In this talk, we examine the process of labeling a six-sided dice image dataset for training a supervised computer vision model. Supervision models are nice because they are small and fast. They can run on your phone privately and get accurately detect objects of a small number of classes.
From the autodistill docs:
Human labeling is one of the biggest barriers to broad adoption of computer vision. It can take thousands of hours to craft a dataset suitable for training a production model. The process of distillation for training supervised models is not new, in fact, traditional human labeling is just another form of distillation from an extremely capable Base Model (the human brain 🧠).
Foundation models know a lot about a lot, but for production we need models that know a lot about a little.

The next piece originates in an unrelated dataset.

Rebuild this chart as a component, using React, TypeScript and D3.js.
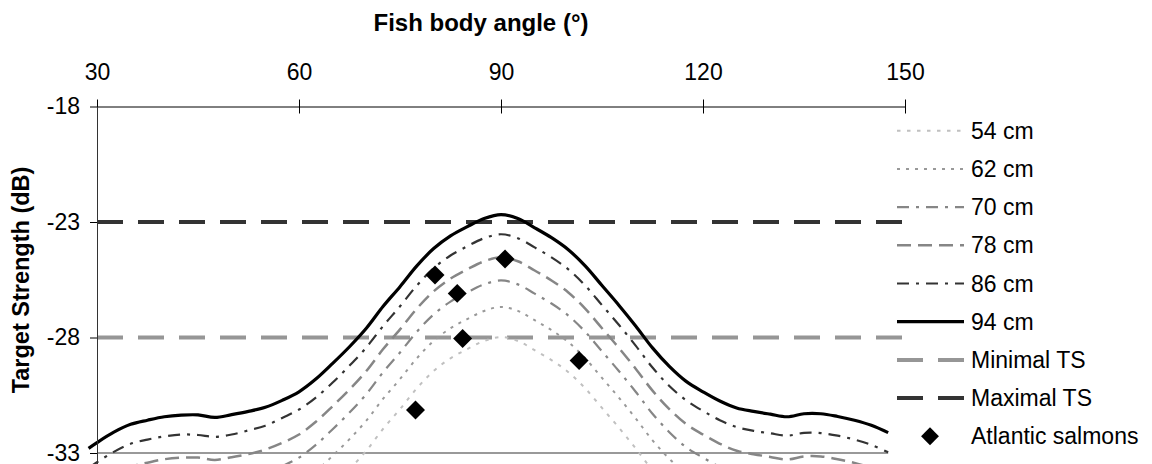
import * as d3 from 'd3';
import React, { Component } from 'react';

// fish body angle (deg), shared by every modelled curve
const angles = [
  28.75, 30, 32.5, 35, 37.5, 40, 42.5, 45, 47.5, 50, 52.5, 55, 57.5, 60, 62.5, 65, 67.5, 70,
  72.5, 75, 77.5, 80, 82.5, 85, 87.5, 90, 92.5, 95, 97.5, 100, 102.5, 105, 107.5, 110, 112.5,
  115, 117.5, 120, 122.5, 125, 127.5, 130, 132.5, 135, 137.5, 140, 142.5, 145, 147.5,
];

const sizeLabels = ['54 cm', '62 cm', '70 cm', '78 cm', '86 cm', '94 cm'];

const ts54 = [
  -38.1, -37.85, -37.4, -37.06, -36.88, -36.73, -36.66, -36.65, -36.76, -36.64, -36.5, -36.32,
  -36.02, -35.65, -35.1, -34.42, -33.7, -32.9, -31.95, -31.1, -30.2, -29.45, -28.9, -28.5,
  -28.15, -27.98, -28.15, -28.55, -28.98, -29.5, -30.2, -31.05, -31.9, -32.8, -33.75, -34.55,
  -35.2, -35.65, -36.05, -36.35, -36.5, -36.62, -36.73, -36.6, -36.6, -36.72, -36.88, -37.1, -37.42,
];
const ts62 = [
  -36.8, -36.55, -36.1, -35.76, -35.58, -35.43, -35.36, -35.35, -35.46, -35.34, -35.2, -35.02,
  -34.72, -34.35, -33.8, -33.12, -32.4, -31.6, -30.65, -29.8, -28.9, -28.15, -27.6, -27.2,
  -26.85, -26.68, -26.85, -27.25, -27.68, -28.2, -28.9, -29.75, -30.6, -31.5, -32.45, -33.25,
  -33.9, -34.35, -34.75, -35.05, -35.2, -35.32, -35.43, -35.3, -35.3, -35.42, -35.58, -35.8, -36.12,
];
const ts70 = [
  -35.65, -35.4, -34.95, -34.6, -34.43, -34.28, -34.2, -34.2, -34.3, -34.2, -34.05, -33.87,
  -33.57, -33.2, -32.65, -31.97, -31.25, -30.45, -29.5, -28.65, -27.75, -27.0, -26.45, -26.05,
  -25.7, -25.53, -25.7, -26.1, -26.53, -27.05, -27.75, -28.6, -29.45, -30.35, -31.3, -32.1,
  -32.75, -33.2, -33.6, -33.9, -34.05, -34.17, -34.28, -34.15, -34.15, -34.27, -34.43, -34.65, -34.97,
];
const ts78 = [
  -34.65, -34.4, -33.95, -33.6, -33.42, -33.27, -33.2, -33.2, -33.3, -33.18, -33.05, -32.85,
  -32.56, -32.2, -31.65, -30.97, -30.25, -29.45, -28.5, -27.65, -26.75, -26.0, -25.45, -25.05,
  -24.7, -24.53, -24.7, -25.1, -25.53, -26.05, -26.75, -27.6, -28.45, -29.35, -30.3, -31.1,
  -31.75, -32.2, -32.6, -32.9, -33.05, -33.17, -33.28, -33.15, -33.15, -33.27, -33.43, -33.65, -33.97,
];
const ts86 = [
  -33.65, -33.4, -32.95, -32.6, -32.42, -32.28, -32.2, -32.22, -32.3, -32.2, -32.02, -31.82,
  -31.48, -31.12, -30.6, -29.95, -29.22, -28.43, -27.5, -26.65, -25.75, -25.0, -24.45, -24.05,
  -23.7, -23.53, -23.7, -24.1, -24.53, -25.05, -25.75, -26.6, -27.45, -28.35, -29.3, -30.1,
  -30.72, -31.18, -31.58, -31.88, -32.04, -32.15, -32.25, -32.13, -32.14, -32.25, -32.42, -32.65, -32.97,
];
const ts94 = [
  -32.8, -32.55, -32.1, -31.76, -31.58, -31.43, -31.36, -31.35, -31.46, -31.34, -31.2, -31.02,
  -30.72, -30.35, -29.8, -29.12, -28.4, -27.6, -26.65, -25.8, -24.9, -24.15, -23.6, -23.2,
  -22.85, -22.68, -22.85, -23.25, -23.68, -24.2, -24.9, -25.75, -26.6, -27.5, -28.45, -29.25,
  -29.9, -30.35, -30.75, -31.05, -31.2, -31.32, -31.43, -31.3, -31.3, -31.42, -31.58, -31.8, -32.12,
];

const salmonAngles = [77.3, 80.2, 83.5, 84.3, 90.6, 101.6];
const salmonTS = [-31.14, -25.29, -26.09, -28.04, -24.6, -29.0];

const minimalTS = -28;
const maximalTS = -23;
const baseTS = -33;

const xTicks = [30, 60, 90, 120, 150];
const yTicks = [-18, -23, -28, -33];

const font = "'Liberation Sans', Arial, sans-serif";

// one style per size curve, same order as sizeLabels
const curveStyles = [
  { color: '#c0c0c0', width: 2, dash: '3.5,6.5' },
  { color: '#999999', width: 2, dash: '3,6' },
  { color: '#868686', width: 2.2, dash: '12,7,3,7' },
  { color: '#868686', width: 2.5, dash: '14,7' },
  { color: '#333333', width: 2.2, dash: '12,7,3,7' },
  { color: '#000000', width: 3.2, dash: null },
];

interface IChartProps {}

class FishChart extends Component<IChartProps> {
  private node: any;
  constructor(props) {
    super(props);
    this.createChart = this.createChart.bind(this);
  }

  componentDidMount() {
    this.createChart();
  }

  componentDidUpdate() {
    this.createChart();
  }

  createChart() {
    const width = 1152;
    const height = 464;
    const series = [ts54, ts62, ts70, ts78, ts86, ts94];

    const svg = d3.select(this.node);
    svg.selectAll('*').remove();
    svg
      .attr('width', width)
      .attr('height', height)
      .style('position', 'absolute')
      .style('left', '0px')
      .style('top', '0px')
      .style('font-family', font)
      .style('background', '#fff');

    // plot runs past the bottom of the picture, like the cropped original
    const x = d3.scaleLinear().domain([30, 150]).range([97, 905]);
    const y = d3.scaleLinear().domain([-38, -18]).range([568.5, 106.5]);

    // grey base line
    svg
      .append('line')
      .attr('x1', x(30))
      .attr('x2', x(angles[angles.length - 1]))
      .attr('y1', y(baseTS))
      .attr('y2', y(baseTS))
      .attr('stroke', '#999')
      .attr('stroke-width', 2);

    // threshold lines
    const thresholds = [
      { v: minimalTS, color: '#969696' },
      { v: maximalTS, color: '#333333' },
    ];
    thresholds.forEach((t) => {
      svg
        .append('line')
        .attr('x1', x(30))
        .attr('x2', x(150))
        .attr('y1', y(t.v))
        .attr('y2', y(t.v))
        .attr('stroke', t.color)
        .attr('stroke-width', 4)
        .attr('stroke-dasharray', '26,15');
    });

    const line = d3
      .line<number>()
      .x((d, i) => x(angles[i]))
      .y((d) => y(d))
      .curve(d3.curveCatmullRom.alpha(0.5));

    series.forEach((s, i) => {
      const st = curveStyles[i];
      svg
        .append('path')
        .attr('d', line(s))
        .attr('fill', 'none')
        .attr('stroke', st.color)
        .attr('stroke-width', st.width)
        .attr('stroke-dasharray', st.dash);
    });

    // salmon measurements
    const diamond = d3.symbol().type(d3.symbolSquare).size(180);
    svg
      .selectAll('path.salmon')
      .data(salmonAngles)
      .enter()
      .append('path')
      .attr('class', 'salmon')
      .attr('d', diamond)
      .attr('transform', (d, i) => 'translate(' + x(d) + ',' + y(salmonTS[i]) + ') rotate(45)')
      .attr('fill', '#000');

    // axes
    const xAxis = d3
      .axisTop(x)
      .tickValues(xTicks)
      .tickSize(7)
      .tickSizeOuter(0)
      .tickPadding(20)
      .tickFormat((d) => String(d));
    const gx = svg
      .append('g')
      .attr('transform', 'translate(0,' + y(-18) + ')')
      .call(xAxis);
    gx.attr('font-size', 23).attr('font-family', font);
    gx.selectAll('.tick line').attr('y1', 7);
    gx.selectAll('text').attr('fill', '#000');

    const yAxis = d3
      .axisLeft(y)
      .tickValues(yTicks)
      .tickSize(7)
      .tickSizeOuter(0)
      .tickPadding(10)
      .tickFormat((d) => String(d));
    const gy = svg
      .append('g')
      .attr('transform', 'translate(' + x(30) + ',0)')
      .call(yAxis);
    gy.attr('font-size', 23).attr('font-family', font);
    gy.select('.domain').attr('stroke', '#333');
    gy.selectAll('text').attr('fill', '#000');

    // titles
    svg
      .append('text')
      .attr('x', 481)
      .attr('y', 31)
      .attr('text-anchor', 'middle')
      .attr('font-size', 24)
      .attr('font-weight', 'bold')
      .text('Fish body angle (°)');

    svg
      .append('text')
      .attr('transform', 'translate(29,280) rotate(-90)')
      .attr('text-anchor', 'middle')
      .attr('font-size', 23.5)
      .attr('font-weight', 'bold')
      .text('Target Strength (dB)');

    // legend
    const legendItems = [
      ...sizeLabels.map((label, i) => ({ label, kind: 'line', ...curveStyles[i] })),
      { label: 'Minimal TS', kind: 'line', color: '#969696', width: 4, dash: '26,15' },
      { label: 'Maximal TS', kind: 'line', color: '#333333', width: 4, dash: '26,15' },
      { label: 'Atlantic salmons', kind: 'marker', color: '#000', width: 0, dash: null },
    ];
    const lg = svg.append('g');
    legendItems.forEach((item, i) => {
      const ly = 130.7 + i * 38.2;
      if (item.kind === 'line') {
        lg.append('line')
          .attr('x1', 897)
          .attr('x2', 964)
          .attr('y1', ly)
          .attr('y2', ly)
          .attr('stroke', item.color)
          .attr('stroke-width', item.width)
          .attr('stroke-dasharray', item.dash);
      } else {
        lg.append('path')
          .attr('d', d3.symbol().type(d3.symbolSquare).size(160))
          .attr('transform', 'translate(930,' + ly + ') rotate(45)')
          .attr('fill', item.color);
      }
      lg.append('text')
        .attr('x', 971)
        .attr('y', ly)
        .attr('dy', '0.35em')
        .attr('font-size', 23)
        .text(item.label);
    });
  }

  render() {
    return <svg ref={(node) => (this.node = node)} />;
  }
}

export default function App() {
  return <FishChart />;
}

As foundation models get better and better they will increasingly be able to augment or replace humans in the labeling process. We need tools for steering, utilizing, and comparing these models. Additionally, these foundation models are big, expensive, and often gated behind private APIs. For many production use-cases, we need models that can run cheaply and in realtime at the edge.
This project was created as the demo for an accompanying talk: Training Supervised CV Models from Foundational Models with Autodistill that was presented at the Phoenix AI Devs meetup. The slide deck is included in this repo in the /slides folder.
The notebook is meant to be run in Google Colab. You will need to use a GPU runtime. The T4 GPU is free but availability is not reliable.